- Home decor projects including adhesive vinyl designs, such as my Ceiling Medallion Wall Clock and my Cable Art Display
- Fabric and wearable projects including heat transfer designs, such as my Ruffled Birthday Cupcake Tee and my new Whimsical Christmas Stockings
- Projects that require cutting many of the same design, such as my Honeycomb Nursery Wall Canvas
- Cutting unusual materials like felt or metal, as I do when making stamped metal tags from Coke cans
- Letterpressed paper crafts, such as my Holiday Gift Tags or my Hands Memory Book
- Unique paper designs, such as my Bewitching Cupcake Toppers or my Paper Rosette Christmas Ornaments
In a nutshell, I personally would recommend the Silhouette to someone more interested in home decor and sewing projects, and the Epic to someone who prefers traditional and paper crafting.
So what’s my take on the Silhouette vs. Cricut debate? After having owned and used both, I absolutely recommend the Silhouette, the primary reason being that the Silhouette is capable of cutting any font your heart desires, without having to use peripheral software. The cartridges required by the Cricut are very limiting, and very pricey.
three. Sewing Machine
You might wonder why I’m including a sewing machine in my list of crafting must-haves. The answer is simple: sewing machines can be used for so much more than making garments or pillows! I love to use mine to add a homespun feel to wall hangings and handmade cards. I have a Brother SE350 (the older version of the SE400), and I love it!
four. Rotary Cutter and Mat
I use my Fiskars Rotary Cutting Set all. the. time. You can not only cut fabric with this setup, but also paper, which makes it extremely functional, and I love the clear ruler that comes with it. (Just be sure to use a different blade for cutting fabric and paper, labeling each with a Sharpie to keep them straight, as cutting paper will dull your blade very quickly!) The self-healing mat is also handy for placing on your work surface when making jewelry items that need to be measured, since it is ruled on both sides. My recommendation here would be not to skimp on the size of your mat and ruler here. There is a set with a smaller mat and ruler available, but I have found this 18×24″ size to be just right for my needs.
five. Hot Glue Gun
My hot glue gun and I are truly BFFs. I have had the same one since my sorority days when I pulled many an all-nighter to make crafty creations to decorate the house for rush parties. It’s still labeled with my maiden name. 🙂 Truly, as a crafter, you should never leave home without your glue gun. I use it in paper crafting, home dec projects, and so much more.

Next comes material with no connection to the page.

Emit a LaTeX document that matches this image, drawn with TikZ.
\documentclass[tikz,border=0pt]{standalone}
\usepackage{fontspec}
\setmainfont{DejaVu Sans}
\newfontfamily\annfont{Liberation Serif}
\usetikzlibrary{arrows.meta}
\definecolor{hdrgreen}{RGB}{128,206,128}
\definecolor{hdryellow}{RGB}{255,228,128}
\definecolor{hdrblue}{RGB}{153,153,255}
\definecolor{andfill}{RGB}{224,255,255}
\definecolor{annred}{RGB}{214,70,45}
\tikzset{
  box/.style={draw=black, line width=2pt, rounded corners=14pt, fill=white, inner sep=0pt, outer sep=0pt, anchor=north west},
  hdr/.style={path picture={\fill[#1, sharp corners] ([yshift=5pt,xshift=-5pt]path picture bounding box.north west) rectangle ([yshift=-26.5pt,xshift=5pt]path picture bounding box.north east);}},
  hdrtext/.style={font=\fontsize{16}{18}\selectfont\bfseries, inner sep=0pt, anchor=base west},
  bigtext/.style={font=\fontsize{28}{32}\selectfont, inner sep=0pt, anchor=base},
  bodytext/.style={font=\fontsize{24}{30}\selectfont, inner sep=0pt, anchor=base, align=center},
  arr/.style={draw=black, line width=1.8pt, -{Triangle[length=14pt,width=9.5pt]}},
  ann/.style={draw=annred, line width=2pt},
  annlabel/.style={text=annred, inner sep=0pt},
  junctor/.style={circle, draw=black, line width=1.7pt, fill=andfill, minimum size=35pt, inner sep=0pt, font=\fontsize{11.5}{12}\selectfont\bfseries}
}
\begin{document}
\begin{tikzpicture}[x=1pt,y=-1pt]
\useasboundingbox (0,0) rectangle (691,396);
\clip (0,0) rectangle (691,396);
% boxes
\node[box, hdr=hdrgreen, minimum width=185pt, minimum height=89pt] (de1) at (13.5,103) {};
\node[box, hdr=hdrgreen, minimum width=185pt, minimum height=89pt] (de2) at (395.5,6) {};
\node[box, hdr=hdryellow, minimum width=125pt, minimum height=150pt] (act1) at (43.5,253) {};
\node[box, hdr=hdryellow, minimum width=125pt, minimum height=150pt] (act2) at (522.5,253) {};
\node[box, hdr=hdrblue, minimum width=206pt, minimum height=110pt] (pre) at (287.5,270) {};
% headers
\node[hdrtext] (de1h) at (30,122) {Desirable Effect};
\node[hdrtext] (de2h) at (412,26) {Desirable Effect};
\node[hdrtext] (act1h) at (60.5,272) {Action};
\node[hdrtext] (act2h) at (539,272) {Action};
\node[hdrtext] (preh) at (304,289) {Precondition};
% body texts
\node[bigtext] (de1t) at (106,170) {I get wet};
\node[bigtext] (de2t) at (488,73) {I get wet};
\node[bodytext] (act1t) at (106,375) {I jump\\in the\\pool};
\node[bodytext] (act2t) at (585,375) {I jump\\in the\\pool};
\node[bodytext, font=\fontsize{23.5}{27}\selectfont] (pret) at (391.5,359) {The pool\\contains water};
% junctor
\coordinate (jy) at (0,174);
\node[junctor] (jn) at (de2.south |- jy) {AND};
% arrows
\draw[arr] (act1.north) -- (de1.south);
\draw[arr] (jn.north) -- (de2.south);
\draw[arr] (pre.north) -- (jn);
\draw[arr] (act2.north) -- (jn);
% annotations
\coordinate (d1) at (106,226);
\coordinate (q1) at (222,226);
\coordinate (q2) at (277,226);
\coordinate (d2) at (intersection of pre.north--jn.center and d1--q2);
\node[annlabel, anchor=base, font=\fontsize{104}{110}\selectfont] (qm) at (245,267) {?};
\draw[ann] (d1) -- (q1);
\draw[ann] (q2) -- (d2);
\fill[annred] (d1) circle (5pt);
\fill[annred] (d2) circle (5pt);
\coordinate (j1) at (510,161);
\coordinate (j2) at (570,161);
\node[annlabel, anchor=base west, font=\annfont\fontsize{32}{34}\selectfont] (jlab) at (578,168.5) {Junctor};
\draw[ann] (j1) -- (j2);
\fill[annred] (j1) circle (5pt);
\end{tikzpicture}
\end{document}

There are many, many categories of adhesives, but these are the ones I use the most frequently, aside from my trusty hot glue gun above:
- Adhesive Runner. I have tried many, many acid-free tape runners, and I have found the Tombow Mono Adhesive runner to be my absolute favorite. Having an acid-free product is particularly important when you’re making things like memory books that you will want to preserve for years to come.
- Dimensional Foam Dots. Dimension is essential in creating handcrafted items that don’t scream, “I made this at my kitchen table!” I absolutely love using these little guys to up the ante in my paper crafts, such as in my Framed Silhouette Vignettes. I have found the product I like most in this category are the Sticky Doos Adhesive Foam Dots from Hobby Lobby.

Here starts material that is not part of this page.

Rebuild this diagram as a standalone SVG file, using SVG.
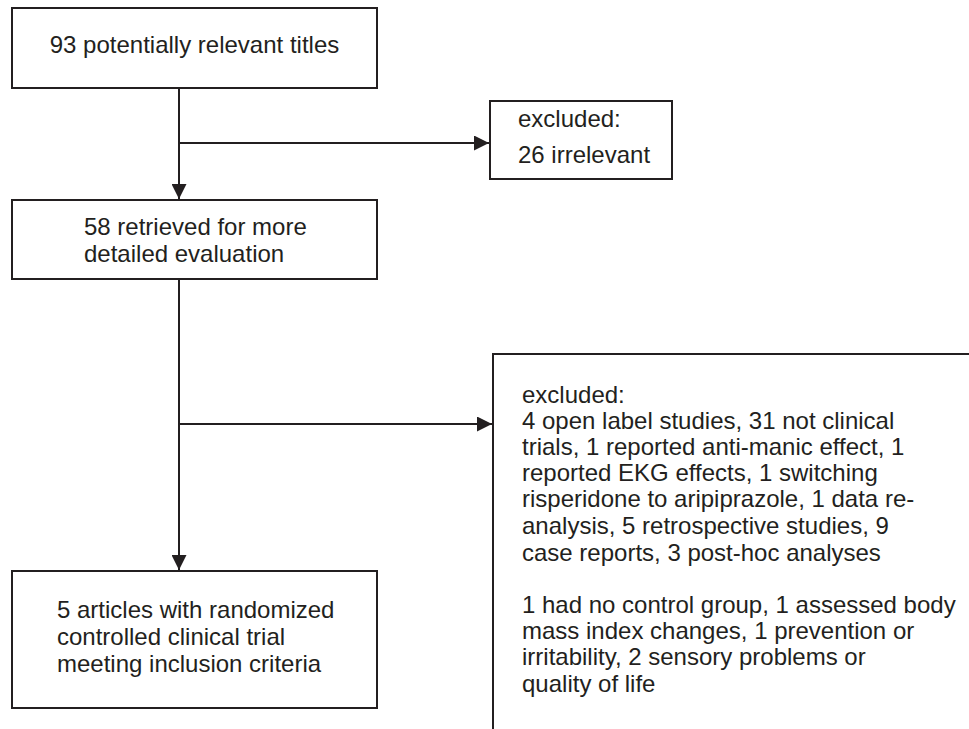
<svg xmlns="http://www.w3.org/2000/svg" width="969" height="729" viewBox="0 0 969 729">
<style>
.box{fill:#fff;stroke:#231f20;stroke-width:2}
.t{font-family:"Liberation Sans",Arial,sans-serif;font-size:24px;fill:#231f20}
.c{fill:none;stroke:#231f20;stroke-width:2}
</style>
<defs>
<marker id="ah" viewBox="0 0 10 10" refX="10" refY="5" markerWidth="15" markerHeight="15" markerUnits="userSpaceOnUse" orient="auto">
<path d="M0,0 L10,5 L0,10 Z" fill="#231f20"/>
</marker>
</defs>
<rect width="969" height="729" fill="#fff"/>
<g id="connectors">
<line class="c" x1="179" y1="88" x2="179" y2="199" marker-end="url(#ah)"/>
<line class="c" x1="179" y1="143" x2="489" y2="143" marker-end="url(#ah)"/>
<line class="c" x1="179" y1="279" x2="179" y2="570" marker-end="url(#ah)"/>
<line class="c" x1="179" y1="424" x2="492" y2="424" marker-end="url(#ah)"/>
</g>
<g id="n1">
<rect class="box" x="12" y="8" width="365" height="80"/>
<text class="t" x="194.5" y="53" text-anchor="middle">93 potentially relevant titles</text>
</g>
<g id="n2">
<rect class="box" x="490" y="101" width="182" height="78"/>
<text class="t" x="518" y="127">excluded:</text>
<text class="t" x="518" y="163">26 irrelevant</text>
</g>
<g id="n3">
<rect class="box" x="12" y="200" width="365" height="79"/>
<text class="t" x="84" y="235">58 retrieved for more</text>
<text class="t" x="84" y="262">detailed evaluation</text>
</g>
<g id="n4">
<rect class="box" x="493" y="354" width="520" height="420"/>
<text class="t" x="522" y="403">excluded:</text>
<text class="t" x="522" y="429">4 open label studies, 31 not clinical</text>
<text class="t" x="522" y="455">trials, 1 reported anti-manic effect, 1</text>
<text class="t" x="522" y="481">reported EKG effects, 1 switching</text>
<text class="t" x="522" y="507">risperidone to aripiprazole, 1 data re-</text>
<text class="t" x="522" y="534">analysis, 5 retrospective studies, 9</text>
<text class="t" x="522" y="561">case reports, 3 post-hoc analyses</text>
<text class="t" x="522" y="613">1 had no control group, 1 assessed body</text>
<text class="t" x="522" y="639">mass index changes, 1 prevention or</text>
<text class="t" x="522" y="665">irritability, 2 sensory problems or</text>
<text class="t" x="522" y="692">quality of life</text>
</g>
<g id="n5">
<rect class="box" x="12" y="571" width="365" height="137"/>
<text class="t" x="57" y="618">5 articles with randomized</text>
<text class="t" x="57" y="645">controlled clinical trial</text>
<text class="t" x="57" y="672">meeting inclusion criteria</text>
</g>
</svg>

- Heavy-Duty Adhesive. E6000 is my go-to product when I need to count on something being held together tightly, such as in the cable art display I linked above. I love that this product can be used on anything from wood to fabric. It really is great stuff!
- Spray Adhesive. This can be used to secure stencils temporarily or adhere things like fabric permanently, as with my diaper box canvas bins.
- All-Purpose Craft Glue. Sometimes a little clear-drying Aleene’s is just what the doctor ordered! You can’t beat it for adding embellies like pom-poms or beads to non-wearable crafts.
seven. Good Scissors
If you are a crafter who works with both fabric and paper on a regular basis, you need at least two pairs of scissors: one for fabric and sewing, and one for paper. Paper wreaks havoc on blades, dulling them very, very quickly! My sewing and paper shears are both made by Mundial, and I love them!
nine. Heat Tool
I use my heat tool for everything from speeding up drying time projects to the traditional use of heating embossing powders used with stamped images.